The brief insisted that Texas in order to protect “public morals” had  “police-power interests” in “discouraging prurient interests in sexual gratification, combating the commercial sale of sex, and protecting minors.” There was a  “government” interest, it maintained, in “discouraging…autonomous sex.” The brief compared the use of sex toys with “hiring a willing prostitute or engaging in consensual bigamy,” and it equated advertising these products with the commercial promotion of prostitution. In perhaps the most noticeable line of the brief, Cruz’s office declared, “There is no substantive-due-process right to stimulate one’s genitals for non-medical purposes unrelated to procreation or outside of an interpersonal relationship.” That is, the pursuit of such happiness had no constitutional standing. And the brief argued there was no “right to promote dildos, vibrators, and other obscene devices.” The plaintiffs, it noted, were “free to engage in unfettered noncommercial speech touting the uses of obscene devices” but not speech designed to generate the sale of these items.

The appeals court eventually ruled against Texas in the case, citing Lawrence as its precedent. It almost seems quaint to recall a case from nine years ago regarding sex toys in light of that Supreme Court decision, and Corn milks the dissonance for all its worth. However, this is basically a non-sequitur, as Creuz had no control over the policy in the first place.

What exactly is a Solicitor General? Basically, it’s an attorney who represents a state or federal government in appellate courts. Usually they work with attorneys general, as Corn notes in this instance, in order to give their clients the best representation of their position possible. They often are called to argue positions that might not represent their own beliefs or agendas as part of that effort — just like any other attorney, they have a duty to prioritize the interests of their clients first over their own. In this case, the legislature passed a law that the governor had signed, and the state decided they wanted to defend the law in court on appeal. It was Cruz’ job to come up with the most compelling argument he could craft to serve his client’s interest.

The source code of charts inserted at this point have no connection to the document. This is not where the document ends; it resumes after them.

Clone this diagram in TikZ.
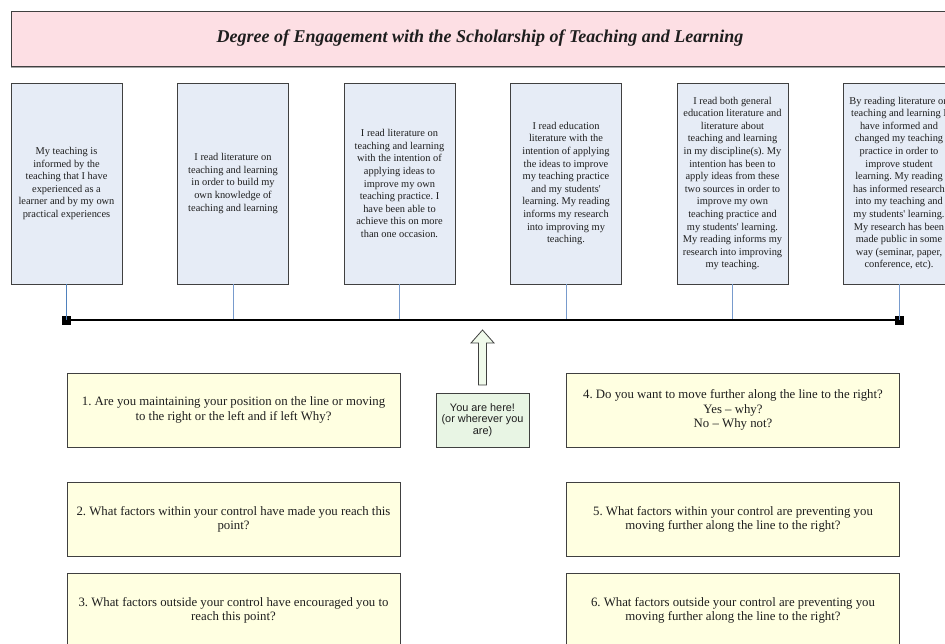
\documentclass[tikz,border=0pt]{standalone}
\usepackage{fontspec}
\setmainfont{Liberation Serif}
% plain family: keeps straight apostrophes as typed
\newfontfamily\serifface{Liberation Serif}
\newfontfamily\arialfont{Liberation Sans}
\usetikzlibrary{shadows}

\definecolor{titlepink}{RGB}{253,223,228}
\definecolor{stageblue}{RGB}{230,236,246}
\definecolor{qyellow}{RGB}{255,255,225}
\definecolor{heregreen}{RGB}{232,245,228}
\definecolor{arrowgreen}{RGB}{240,250,235}
\definecolor{edgegray}{RGB}{64,64,64}
\definecolor{linkblue}{RGB}{79,129,189}
\definecolor{linkpale}{RGB}{120,155,205}
\definecolor{inkgray}{RGB}{30,30,30}

\tikzset{
  x=1pt, y=-1pt,
  titlebox/.style={draw=edgegray, line width=0.9pt, fill=titlepink,
    minimum width=938pt, minimum height=55pt, inner sep=0pt,
    drop shadow={shadow xshift=0pt, shadow yshift=-1.6pt, fill=gray, opacity=0.7},
    font=\serifface\fontsize{18}{21}\selectfont\bfseries\itshape, text=inkgray},
  stagebox/.style={draw=edgegray, line width=0.9pt, fill=stageblue,
    minimum width=111pt, minimum height=201pt, inner sep=0pt,
    drop shadow={shadow xshift=0.8pt, shadow yshift=-0.8pt, fill=gray, opacity=0.5},
    align=center, font=\serifface\fontsize{10.4}{12.6}\selectfont, text=inkgray},
  qbox/.style={draw=edgegray, line width=0.9pt, fill=qyellow,
    minimum width=333pt, minimum height=74pt, inner sep=0pt,
    align=center, font=\serifface\fontsize{12.8}{14.2}\selectfont, text=inkgray},
  herebox/.style={draw=edgegray, line width=0.9pt, fill=heregreen,
    minimum width=93pt, minimum height=54pt, inner sep=0pt,
    align=center, font=\arialfont\fontsize{10.9}{11.7}\selectfont, text=inkgray},
  endmark/.style={fill=black, minimum size=9pt, inner sep=0pt},
  link/.style={draw=linkblue, line width=0.8pt},
  scale line/.style={draw=black, line width=2.8pt},
}

\begin{document}
\frenchspacing
\begin{tikzpicture}
\useasboundingbox (0,0) rectangle (945,643);
\clip (0,0) rectangle (945,643);

% heading banner
\node[titlebox] (title) at (480,38.5)
  {Degree of Engagement with the Scholarship of Teaching and Learning};

% the six stages of engagement
\node[stagebox] (s1) at (66.5,183.5)
  {My teaching is\\informed by the\\teaching that I have\\experienced as a\\learner and by my own\\practical experiences};
\node[stagebox] (s2) at (233,183.5)
  {I read literature on\\teaching and learning\\in order to build my\\own knowledge of\\teaching and learning};
\node[stagebox] (s3) at (399.5,183.5)
  {I read literature on\\teaching and learning\\with the intention of\\applying ideas to\\improve my own\\teaching practice. I\\have been able to\\achieve this on more\\than one occasion.};
\node[stagebox] (s4) at (566,183.5)
  {I read education\\literature with the\\intention of applying\\the ideas to improve\\my teaching practice\\and my students'\\learning. My reading\\informs my research\\into improving my\\teaching.};
\node[stagebox] (s5) at (732.5,183.5)
  {I read both general\\education literature and\\literature about\\teaching and learning\\in my discipline(s). My\\intention has been to\\apply ideas from these\\two sources in order to\\improve my own\\teaching practice and\\my students' learning.\\My reading informs my\\research into improving\\my teaching.};
\node[stagebox] (s6) at (899,183.5)
  {By reading literature on\\teaching and learning I\\have informed and\\changed my teaching\\practice in order to\\improve student\\learning. My reading\\has informed research\\into my teaching and\\my students' learning.\\My research has been\\made public in some\\way (seminar, paper,\\conference, etc).};

% the engagement line with its end marks
\node[endmark] (lstart) at (66.5,320) {};
\node[endmark] (lend) at (899,320) {};
\draw[link] (s1.south) -- (s1.south |- lstart.center);
\foreach \s in {s2,s3,s4,s5,s6}
  \draw[link, draw=linkpale] (\s.south) -- (\s.south |- lstart.center);
\draw[scale line] (lstart.center) -- (lend.center);

% position marker
\node[herebox] (here) at (482.5,420) {You are here!\\(or wherever you\\are)};
\coordinate (tip) at (482.5,330);
\draw[draw=edgegray, line width=0.8pt, fill=arrowgreen, line join=miter]
  (tip) -- ++(-11.5,13) -- ++(7.5,0) -- ++(0,42) -- ++(8,0) -- ++(0,-42)
  -- ++(7.5,0) -- cycle;

% reflection questions
\node[qbox] (q1) at (233.5,410)
  {1. Are you maintaining your position on the line or moving\\to the right or the left and if left Why?};
\node[qbox] (q2) at (233.5,519.5)
  {2. What factors within your control have made you reach this\\point?};
\node[qbox] (q3) at (233.5,610)
  {3. What factors outside your control have encouraged you to\\reach this point?};
\node[qbox] (q4) at (733,410)
  {4. Do you want to move further along the line to the right?\\Yes – why?\\No – Why not?};
\node[qbox] (q5) at (733,519.5)
  {5. What factors within your control are preventing you\\moving further along the line to the right?};
\node[qbox] (q6) at (733,610)
  {6. What factors outside your control are preventing you\\moving further along the line to the right?};
\end{tikzpicture}
\end{document}
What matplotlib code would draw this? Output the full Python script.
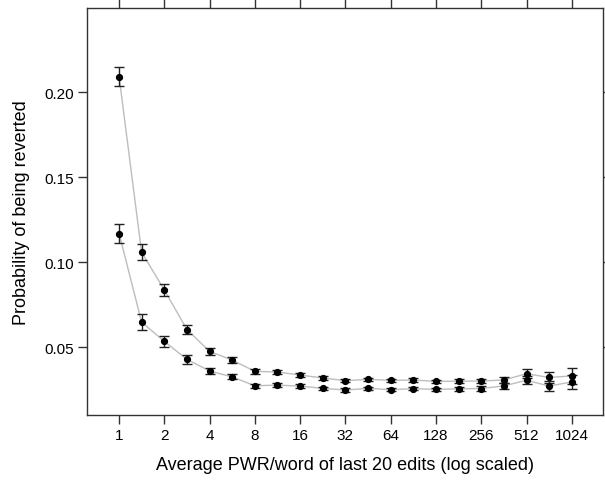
import matplotlib
matplotlib.use("Agg")
import matplotlib.pyplot as plt
import numpy as np

plt.rcParams["font.family"] = ["Liberation Sans", "DejaVu Sans"]

# Average PWR/word bins (half-doublings)
pwr = [1, 1.41, 2, 2.83, 4, 5.66, 8, 11.3, 16, 22.6, 32, 45.3, 64, 90.5,
       128, 181, 256, 362, 512, 724, 1024]

# upper curve
p_high = [0.2090, 0.1059, 0.0835, 0.0602, 0.0474, 0.0423, 0.0357, 0.0353,
          0.0335, 0.0318, 0.0302, 0.0310, 0.0304, 0.0306, 0.0298, 0.0299,
          0.0300, 0.0306, 0.0343, 0.0321, 0.0330]
err_high = [0.0056, 0.0045, 0.0035, 0.0027, 0.0020, 0.0017, 0.0013, 0.0012,
            0.0011, 0.0010, 0.0010, 0.0010, 0.0010, 0.0010, 0.0010, 0.0010,
            0.0012, 0.0015, 0.0025, 0.0030, 0.0045]

# lower curve
p_low = [0.1168, 0.0647, 0.0533, 0.0427, 0.0359, 0.0324, 0.0272, 0.0276,
         0.0270, 0.0257, 0.0247, 0.0257, 0.0249, 0.0255, 0.0251, 0.0254,
         0.0256, 0.0271, 0.0305, 0.0270, 0.0295]
err_low = [0.0055, 0.0045, 0.0035, 0.0025, 0.0020, 0.0015, 0.0012, 0.0011,
           0.0010, 0.0010, 0.0010, 0.0010, 0.0010, 0.0010, 0.0010, 0.0010,
           0.0012, 0.0015, 0.0022, 0.0030, 0.0040]

x_ticks = [1, 2, 4, 8, 16, 32, 64, 128, 256, 512, 1024]
y_ticks = [0.05, 0.10, 0.15, 0.20]

fig = plt.figure(figsize=(6.05, 4.81), dpi=100)
ax = fig.add_axes([87 / 605, 65 / 481, 516 / 605, 407 / 481])

for p, e in [(p_high, err_high), (p_low, err_low)]:
    ax.plot(pwr, p, color="#bdbdbd", lw=1, zorder=1)
    ax.errorbar(pwr, p, yerr=e, fmt="o", color="black", ms=4.2,
                ecolor="#222222", elinewidth=1, capsize=3.5, capthick=1, zorder=2)

ax.set_xscale("log", base=2)
ax.set_xlim(2 ** -0.71, 2 ** 10.69)
ax.set_ylim(0.0100, 0.2496)
ax.set_xticks(x_ticks)
ax.set_xticklabels([str(t) for t in x_ticks])
ax.xaxis.set_minor_locator(matplotlib.ticker.NullLocator())
ax.set_yticks(y_ticks)
ax.set_yticklabels(["%.2f" % t for t in y_ticks])

ax.tick_params(axis="both", which="both", direction="out", length=6.5,
               width=1, color="#333333", labelsize=11, pad=3,
               top=True, right=True, labeltop=False, labelright=False)
for s in ax.spines.values():
    s.set_color("#333333")
    s.set_linewidth(1)

ax.set_xlabel("Average PWR/word of last 20 edits (log scaled)", fontsize=13, labelpad=10)
ax.set_ylabel("Probability of being reverted", fontsize=13, labelpad=10)

fig.savefig("out.png", dpi=100)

As part of his pitch for the presidency, Cruz does use his successes as Solicitor General in defending liberty interests. Doesn’t that make this case fair game to paint Cruz as somehow anti-sex and anti-sex-toy? Er, no, not really. Being a successful Solicitor General demonstrates how well Cruz can make the sale on those issues, with which he has explicitly aligned himself. At best, one could look at his loss in this case as perhaps an imputation that his powers of persuasion have some limits, but that’s about all. That, however, doesn’t allow people to ask in essence, “But what about the dildos?”

A parting thought: I wonder if and when Corn and MoJo will discover how Hillary Clinton represented an alleged rapist by painting his teenage victim as a slut. At that point, I’d expect the “every client has the right to the best representation” argument to emerge.